ORDER
G.A. Brahma Deva, Member (J)
1. This appeal arises out of and is directed against the Order-in-Appeal No. 289/2001 MCH, dated 10.7.2001 passed by the Commissioner of Customs (Appeals), Mumbai.
2. Shri J.P. Kaushik, learned Advocate appearing for the appellants drew our attention to the operative portion of the impugned order which reads as under–
Moreover, arriving at loading of 20% has not been justified by any quantifiable data. I observe that in the Customs (Provisional Assessment) Regulations, 1963 it is prescribed that maximum 20% revenue deposit can be taken while making provisional assessment. However, this itself will not give an authority to the assessing officer to load the value by 20% without assigning any reason while finalising the assessment. As long as the assessment is provisional they are within their jurisdiction to collect revenue deposit to the extent of 20%. However, once the assessment is being finalised they have to put forward the reasons for finalising any loading. In the light of above, the finalisation of the assessment by the impugned Order-in-Original by loading the invoice value to the extent of 20% cannot be sustained. The finalisation is, therefore, set aside. The assessments if finalised in compliance of this order will be treated as provisional and the department will be at liberty to finalise the same again after making necessary enquiry and of course following the principles of natural justice in the light of above observations.
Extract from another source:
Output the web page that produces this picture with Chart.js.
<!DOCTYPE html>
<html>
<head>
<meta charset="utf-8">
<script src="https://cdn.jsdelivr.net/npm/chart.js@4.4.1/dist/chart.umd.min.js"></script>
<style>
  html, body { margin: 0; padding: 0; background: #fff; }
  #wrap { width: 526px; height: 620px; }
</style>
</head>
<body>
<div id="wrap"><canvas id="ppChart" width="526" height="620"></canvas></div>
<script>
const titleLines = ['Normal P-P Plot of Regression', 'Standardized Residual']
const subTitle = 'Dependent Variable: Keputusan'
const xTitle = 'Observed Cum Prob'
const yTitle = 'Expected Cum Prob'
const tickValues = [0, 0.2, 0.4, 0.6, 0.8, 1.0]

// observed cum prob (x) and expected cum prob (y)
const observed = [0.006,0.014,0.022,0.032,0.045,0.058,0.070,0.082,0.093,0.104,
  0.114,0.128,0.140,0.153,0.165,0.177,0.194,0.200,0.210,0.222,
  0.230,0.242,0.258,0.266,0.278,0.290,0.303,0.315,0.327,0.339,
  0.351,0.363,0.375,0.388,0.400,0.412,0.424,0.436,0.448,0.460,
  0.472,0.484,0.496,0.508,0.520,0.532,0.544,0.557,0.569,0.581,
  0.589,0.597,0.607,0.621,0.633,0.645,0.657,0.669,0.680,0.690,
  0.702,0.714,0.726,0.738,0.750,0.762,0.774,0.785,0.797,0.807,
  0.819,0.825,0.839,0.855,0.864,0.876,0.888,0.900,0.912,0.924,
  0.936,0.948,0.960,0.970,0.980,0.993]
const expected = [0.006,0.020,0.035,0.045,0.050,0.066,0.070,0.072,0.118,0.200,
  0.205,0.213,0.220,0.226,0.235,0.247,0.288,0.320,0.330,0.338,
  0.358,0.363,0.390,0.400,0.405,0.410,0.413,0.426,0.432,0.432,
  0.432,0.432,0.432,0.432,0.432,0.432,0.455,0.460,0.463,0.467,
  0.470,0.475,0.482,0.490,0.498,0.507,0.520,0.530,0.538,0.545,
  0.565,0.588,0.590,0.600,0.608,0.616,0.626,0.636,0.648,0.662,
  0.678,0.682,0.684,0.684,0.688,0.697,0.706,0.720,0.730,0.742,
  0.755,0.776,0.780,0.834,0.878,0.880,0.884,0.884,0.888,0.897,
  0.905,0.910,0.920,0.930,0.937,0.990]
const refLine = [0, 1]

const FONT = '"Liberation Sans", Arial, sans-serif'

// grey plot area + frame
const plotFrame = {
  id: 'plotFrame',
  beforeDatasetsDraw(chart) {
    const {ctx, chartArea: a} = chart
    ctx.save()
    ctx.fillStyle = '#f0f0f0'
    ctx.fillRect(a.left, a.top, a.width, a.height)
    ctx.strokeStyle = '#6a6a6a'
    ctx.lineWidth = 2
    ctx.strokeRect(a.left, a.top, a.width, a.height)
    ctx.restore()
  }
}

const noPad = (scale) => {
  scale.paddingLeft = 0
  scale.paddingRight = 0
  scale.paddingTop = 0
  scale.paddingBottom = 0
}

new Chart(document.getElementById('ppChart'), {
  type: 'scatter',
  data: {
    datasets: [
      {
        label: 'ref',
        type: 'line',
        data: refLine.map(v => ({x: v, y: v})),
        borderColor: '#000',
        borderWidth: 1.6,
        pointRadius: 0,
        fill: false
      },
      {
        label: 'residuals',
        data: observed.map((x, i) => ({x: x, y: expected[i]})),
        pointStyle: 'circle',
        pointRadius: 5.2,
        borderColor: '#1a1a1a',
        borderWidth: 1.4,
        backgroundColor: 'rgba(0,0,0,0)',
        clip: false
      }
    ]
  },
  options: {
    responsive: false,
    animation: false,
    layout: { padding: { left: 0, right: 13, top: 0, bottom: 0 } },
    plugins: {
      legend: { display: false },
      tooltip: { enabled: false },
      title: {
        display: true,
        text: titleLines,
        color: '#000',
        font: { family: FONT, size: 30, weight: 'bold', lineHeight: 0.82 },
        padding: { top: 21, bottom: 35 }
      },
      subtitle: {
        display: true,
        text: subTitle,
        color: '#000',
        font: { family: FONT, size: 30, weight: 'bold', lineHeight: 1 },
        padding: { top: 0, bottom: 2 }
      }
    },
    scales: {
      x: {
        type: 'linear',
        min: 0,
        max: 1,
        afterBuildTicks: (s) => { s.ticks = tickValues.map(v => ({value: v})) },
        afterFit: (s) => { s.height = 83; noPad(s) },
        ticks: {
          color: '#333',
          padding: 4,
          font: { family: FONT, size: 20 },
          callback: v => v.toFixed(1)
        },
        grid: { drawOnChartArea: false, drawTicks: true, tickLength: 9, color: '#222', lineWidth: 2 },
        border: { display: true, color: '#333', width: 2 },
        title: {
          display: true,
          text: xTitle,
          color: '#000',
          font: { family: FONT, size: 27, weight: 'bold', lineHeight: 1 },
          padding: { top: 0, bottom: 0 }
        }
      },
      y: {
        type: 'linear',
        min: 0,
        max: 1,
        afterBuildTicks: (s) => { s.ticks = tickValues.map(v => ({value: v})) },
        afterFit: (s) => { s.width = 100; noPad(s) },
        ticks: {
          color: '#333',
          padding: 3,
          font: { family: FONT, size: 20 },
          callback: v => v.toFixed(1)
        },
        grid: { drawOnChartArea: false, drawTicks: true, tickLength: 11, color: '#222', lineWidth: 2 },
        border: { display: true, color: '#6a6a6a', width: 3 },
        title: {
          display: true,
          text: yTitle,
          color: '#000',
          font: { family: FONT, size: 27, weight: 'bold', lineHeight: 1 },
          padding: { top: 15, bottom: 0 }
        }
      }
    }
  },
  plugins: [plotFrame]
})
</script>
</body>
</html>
In the above Paragraph, it was observed by the Commissioner (Appeals) that as long as the assessment is provisional they are within their jurisdiction to collect revenue deposit to the extent of 20%. However, once the assessment is being finalised they have to put forward the reasons for finalizing any loading. In the light of above, the finalisation of the assessment by the impugned order-in-original by loading the invoice to the extent of 20% cannot be sustained. The said finalisation is, therefore set aside. Further the appellate authority has observed that the assessments if finalized in compliance of this order will be treated as provisional and the department will be at liberty to finalise the same again after making necessary enquiry and of course following the principles of natural justice in the light of above observations.
3. Shri Kaushik submitted that in view of the clear findings given by the Commissioner (Appeals) that the finalisation of the assessment by the impugned order-in-original by loading the invoice value to the extent of 20% cannot be sustained and the finalisation is, therefore set aside, there is no justification for him to observe that the assessment if finalised in compliance of this order will be treated as provisional and the department will be at liberty to finalise the same again after making necessary enquiry.
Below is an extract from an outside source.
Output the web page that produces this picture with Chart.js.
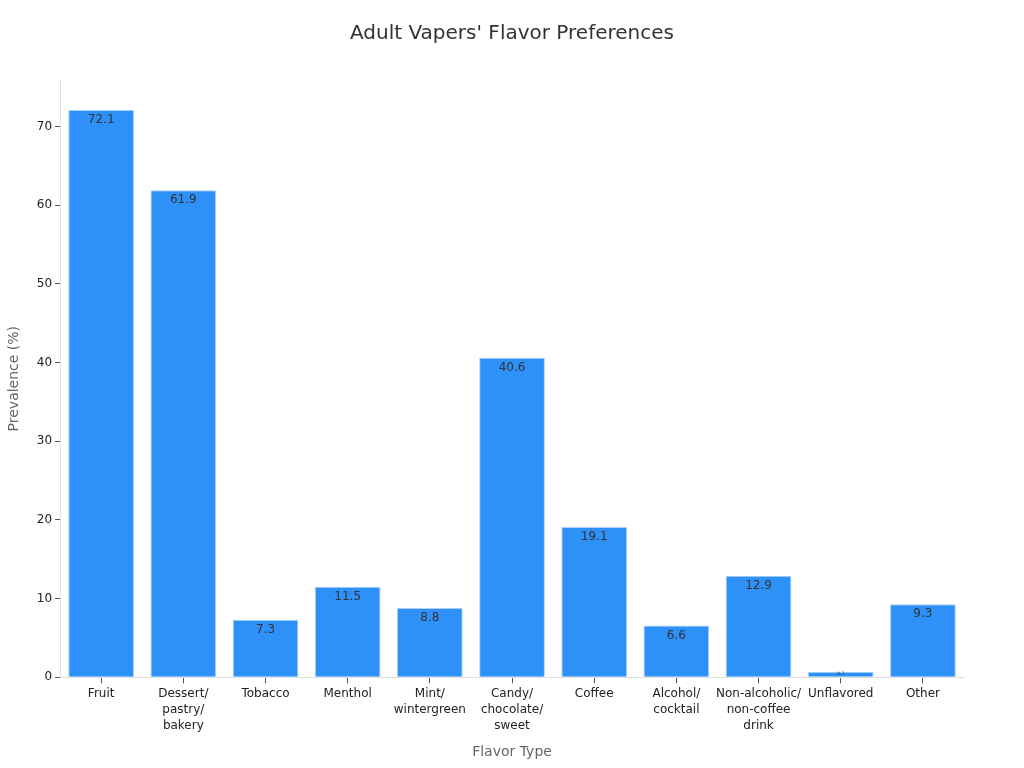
<!DOCTYPE html>
<html><head><meta charset="utf-8">
<script src="https://cdn.jsdelivr.net/npm/chart.js@4.4.0/dist/chart.umd.min.js"></script>
<style>html,body{margin:0;padding:0;background:#fff;}#wrap{width:1024px;height:768px;}</style>
</head><body><div id="wrap"><canvas id="c" width="1024" height="768"></canvas></div>
<script>
const titleText = "Adult Vapers' Flavor Preferences";
const categories = [["Fruit"],["Dessert/","pastry/","bakery"],["Tobacco"],["Menthol"],["Mint/","wintergreen"],["Candy/","chocolate/","sweet"],["Coffee"],["Alcohol/","cocktail"],["Non-alcoholic/","non-coffee","drink"],["Unflavored"],["Other"]];
const values = [72.1,61.9,7.3,11.5,8.8,40.6,19.1,6.6,12.9,0.7,9.3];
const yTicks = [0,10,20,30,40,50,60,70];

const labelPlugin = {
  id:'lbl',
  afterDatasetsDraw(chart){
    const ctx = chart.ctx;
    const meta = chart.getDatasetMeta(0);
    ctx.save();
    ctx.textAlign='center';
    ctx.textBaseline='middle';
    ctx.fillStyle='#333333';
    meta.data.forEach((bar,i)=>{
      const h = bar.base - bar.y;
      let fs = 12;
      if (h < 18) fs = Math.max(4, h*0.9);
      ctx.font = fs + 'px "DejaVu Sans"';
      const y = h < 18 ? bar.y + h/2 : bar.y + 10;
      ctx.fillText(values[i].toFixed(1), bar.x, y);
    });
    ctx.restore();
  },
  afterDraw(chart){
    const ctx = chart.ctx;
    ctx.save();
    ctx.textAlign='center';
    ctx.textBaseline='middle';
    ctx.fillStyle='#333333';
    ctx.font='20px "DejaVu Sans"';
    ctx.fillText(titleText, chart.width/2, 34);
    ctx.restore();
  }
};

new Chart(document.getElementById('c'),{
  type:'bar',
  data:{labels:categories,datasets:[{data:values,backgroundColor:'#2e91f8',borderColor:'#a9d1fb',borderWidth:1,categoryPercentage:0.8,barPercentage:1.0}]},
  options:{
    responsive:false,animation:false,
    layout:{padding:{left:2,right:60,top:80,bottom:3}},
    plugins:{legend:{display:false},tooltip:{enabled:false},title:{display:false}},
    scales:{
      x:{grid:{display:true,offset:false,drawOnChartArea:false,drawTicks:true,tickLength:6,color:'#555555'},border:{color:'#dddddd'},
        ticks:{color:'#222222',font:{family:'DejaVu Sans',size:12,lineHeight:1.33},maxRotation:0,autoSkip:false,padding:3},
        title:{display:true,text:'Flavor Type',color:'#666666',font:{family:'DejaVu Sans',size:14},padding:{top:7}}},
      y:{min:0,max:75.9,afterBuildTicks(ax){ax.ticks=yTicks.map(v=>({value:v}));},
        grid:{display:true,drawOnChartArea:false,drawTicks:true,tickLength:5,color:'#555555'},border:{color:'#dddddd'},
        ticks:{color:'#222222',font:{family:'DejaVu Sans',size:12},padding:3},
        title:{display:true,text:'Prevalence (%)',color:'#666666',font:{family:'DejaVu Sans',size:14},padding:{bottom:11}}}
    }
  },
  plugins:[labelPlugin]
});
</script></body></html>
4. Heard Smt. Radha Arun, SDR for Revenue justified the action of the Department.
5. On a careful consideration of the submissions made by both sides and taking into consideration of the findings given by the Commissioner in the impugned order, we find no justification for ordering finalisation of assessment again after conducting an enquiry. In the view we have taken, the appeal is allowed with consequential relief, if any.